Such questions abound, of course, but rather than get lost in theoretical possibilities, allow me to suggest a single group already well-position to take on the role: The shareowners pursuant to ERISA and the Investment Company Act of 1940. These are practiced fiduciaries the scope of whose responsibility can be articulated under existing federal laws. There is a certain fairness, too, in choosing this group – the beneficial owners of employee benefit and investment savings plans probably are in the excess of a hundred million Americans with a long-term holistic interest in the health of the company and the country. Who is better equipped to serve as the proxy for ownership of American business? Whose range of interests – be they long or short term, be they narrow or sustainable focus – is a more appropriate guiding energy for American chartered businesses?

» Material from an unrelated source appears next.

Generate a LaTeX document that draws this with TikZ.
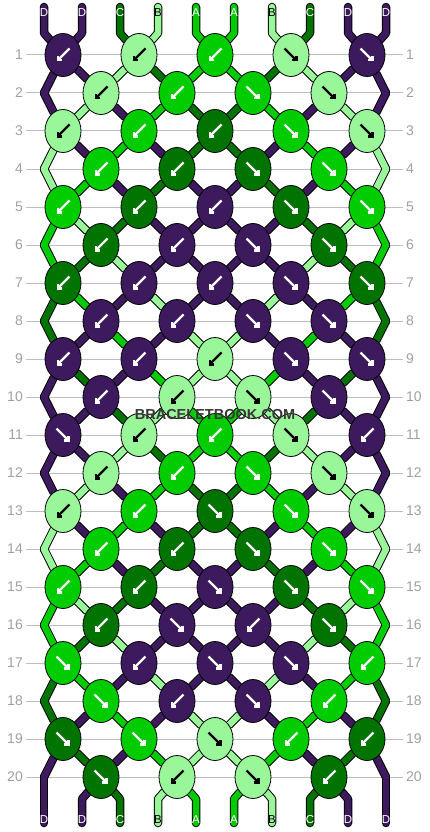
\documentclass[tikz,border=0pt]{standalone}
\usepackage{fontspec}
\setmainfont{Liberation Sans}
\usetikzlibrary{arrows.meta, shapes.geometric}

\definecolor{strD}{RGB}{61,25,94}
\definecolor{strC}{RGB}{0,115,0}
\definecolor{strB}{RGB}{153,247,153}
\definecolor{strA}{RGB}{0,204,0}
\definecolor{rowgray}{RGB}{160,160,160}
\definecolor{gridgray}{RGB}{190,190,190}

\pgfdeclarelayer{back}
\pgfsetlayers{back,main}

% name of the knot (or edge point) that holds position #3 in row #2
\newcommand\spot[3]{%
  \ifodd#2\relax
    \pgfmathtruncatemacro\tmpk{#3/2}\edef#1{k#2-\tmpk}%
  \else
    \ifnum#3=0 \edef#1{e#2-L}\else
    \ifnum#3=9 \edef#1{e#2-R}\else
      \pgfmathtruncatemacro\tmpk{(#3-1)/2}\edef#1{k#2-\tmpk}%
    \fi\fi
  \fi}

% all strand pieces, drawn once as rim and once as core
\newcommand\strands[1]{%
  \foreach \c [count=\p from 0] in {D,D,C,B,A,A,B,C,D,D} {
    \spot\dst{1}\p
    \draw[#1=\c] (top\p) -- ([yshift=-26pt]top\p) -- (\dst);
  }
  \foreach \r/\s in {1/{D,D,B,C,A,A,C,B,D,D}, 2/{D,B,D,A,C,C,A,D,B,D},
      3/{B,D,A,D,C,C,D,A,D,B}, 4/{B,A,D,C,D,D,C,D,A,B},
      5/{A,B,C,D,D,D,D,C,B,A}, 6/{A,C,B,D,D,D,D,B,C,A},
      7/{C,A,D,B,D,D,B,D,A,C}, 8/{C,D,A,D,B,B,D,A,D,C},
      9/{D,C,D,A,B,B,A,D,C,D}, 10/{D,D,C,B,A,A,B,C,D,D},
      11/{D,D,B,C,A,A,C,B,D,D}, 12/{D,B,D,A,C,C,A,D,B,D},
      13/{B,D,A,D,C,C,D,A,D,B}, 14/{B,A,D,C,D,D,C,D,A,B},
      15/{A,B,C,D,D,D,D,C,B,A}, 16/{A,C,B,D,D,D,D,B,C,A},
      17/{C,A,D,B,D,D,B,D,A,C}, 18/{C,D,A,D,B,B,D,A,D,C},
      19/{D,C,D,A,B,B,A,D,C,D}} {
    \pgfmathtruncatemacro\rn{\r+1}
    \foreach \c [count=\p from 0] in \s {
      \spot\src\r\p
      \spot\dst\rn\p
      \draw[#1=\c] (\src) -- (\dst);
    }
  }
  \foreach \c [count=\p from 0] in {D,D,C,B,A,A,B,C,D,D} {
    \spot\src{20}\p
    \draw[#1=\c] (\src) -- ([yshift=24pt]bot\p) -- (bot\p);
  }}

\begin{document}
\begin{tikzpicture}[x=1pt, y=-1pt,
    knot/.style={draw, ellipse, line width=0.8pt, minimum width=36pt,
      minimum height=43pt, inner sep=0pt},
    rim/.style={line width=8.5pt, line cap=round, line join=round, black},
    core/.style={line width=6.5pt, line cap=round, line join=round, color=str#1},
    flick/.style={line width=2.2pt, -{Straight Barb[angle=90:4.5pt]}},
    inkD/.style={white}, inkC/.style={white}, inkA/.style={white},
    inkB/.style={black},
    letter/.style={inner sep=0pt, font=\fontsize{11.5}{11.5}\selectfont},
    rowno/.style={inner sep=3pt, text=rowgray, font=\fontsize{14}{14}\selectfont},
    grid/.style={gridgray, line width=1pt},
    stamp/.style={inner sep=0pt, text=black!78,
      font=\bfseries\fontsize{14.5}{14.5}\selectfont}]

\useasboundingbox (0,0) rectangle (430,832);

% row numbers
\foreach \r in {1,...,20} {
  \node[rowno, anchor=east] (ll\r) at (26,{17+38*\r}) {\r};
  \node[rowno, anchor=west] (lr\r) at (403,{17+38*\r}) {\r};
}

% strand ends and edge turns
\foreach \c [count=\p from 0] in {D,D,C,B,A,A,B,C,D,D} {
  \coordinate (top\p) at ({44+38*\p},7);
  \coordinate (bot\p) at ({44+38*\p},823);
}
\foreach \r in {2,4,...,20} {
  \coordinate (e\r-L) at (44,{17+38*\r});
  \coordinate (e\r-R) at (386,{17+38*\r});
}

% knots: colour / direction (-1 left, 1 right)
\foreach \r/\ks in {1/{D/-1,B/-1,A/-1,B/1,D/1}, 2/{B/-1,A/-1,A/1,B/1},
    3/{B/-1,A/-1,C/-1,A/1,B/1}, 4/{A/-1,C/-1,C/1,A/1},
    5/{A/-1,C/-1,D/-1,C/1,A/1}, 6/{C/-1,D/-1,D/1,C/1},
    7/{C/-1,D/-1,D/-1,D/1,C/1}, 8/{D/-1,D/-1,D/1,D/1},
    9/{D/-1,D/-1,B/-1,D/1,D/1}, 10/{D/-1,B/-1,B/1,D/1},
    11/{D/1,B/-1,A/-1,B/1,D/-1}, 12/{B/-1,A/-1,A/1,B/1},
    13/{B/-1,A/-1,C/1,A/1,B/1}, 14/{A/-1,C/-1,C/1,A/1},
    15/{A/-1,C/-1,D/1,C/1,A/1}, 16/{C/-1,D/1,D/-1,C/1},
    17/{A/1,D/-1,D/1,D/1,A/-1}, 18/{A/1,D/-1,D/1,A/-1},
    19/{C/1,A/1,B/1,A/-1,C/-1}, 20/{C/1,B/-1,B/1,C/-1}} {
  \foreach \c/\d [count=\k from 0] in \ks {
    \ifodd\r \pgfmathsetmacro\x{63+76*\k}\else \pgfmathsetmacro\x{101+76*\k}\fi
    \node[knot, fill=str\c] (k\r-\k) at (\x,{17+38*\r}) {};
    \draw[flick, ink\c] ([shift={({-6.5*\d},-6.5)}]k\r-\k.center)
      -- ([shift={({6.5*\d},6.5)}]k\r-\k.center);
  }
}

\begin{pgfonlayer}{back}
  \foreach \r in {1,...,20} \draw[grid] (ll\r) -- (lr\r);
  \strands{rim}
  \strands{core}
\end{pgfonlayer}

% letters on the loose ends
\foreach \c [count=\p from 0] in {D,D,C,B,A,A,B,C,D,D} {
  \node[letter, ink\c] (lt\p) at ({44+38*\p},13) {\c};
  \node[letter, ink\c] (lb\p) at ({44+38*\p},820) {\c};
}

\node[stamp] (wm) at (215,415) {BRACELETBOOK.COM};
\end{tikzpicture}
\end{document}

Government’s involvement could take multiple forms:

  • Enforce laws requiring stewardship responsibility and provide that those providing such monitoring competence are entitled to fair pay from the corporation itself.
  • Create a special-purpose corporation along the lines of the UKSIF — the London-based Sustainable Investment and Finance Association.
  • Promulgate a code of best practices along the lines generated by the FSA (Financial Services Authority) in the UK in 2009.
  • Monitor the effectiveness of the stewardship program through a specially created Commission. It may be that a coherent 30% equity interest will accomplish the monitoring necessary to assure optimal corporate functioning. But more may be necessary.
  • And perhaps provide for discrete “stewardship” and “trading” classes of equity holding. At other times and places, dual-class capital has been both prevalent and desirable. It might be in this case, too.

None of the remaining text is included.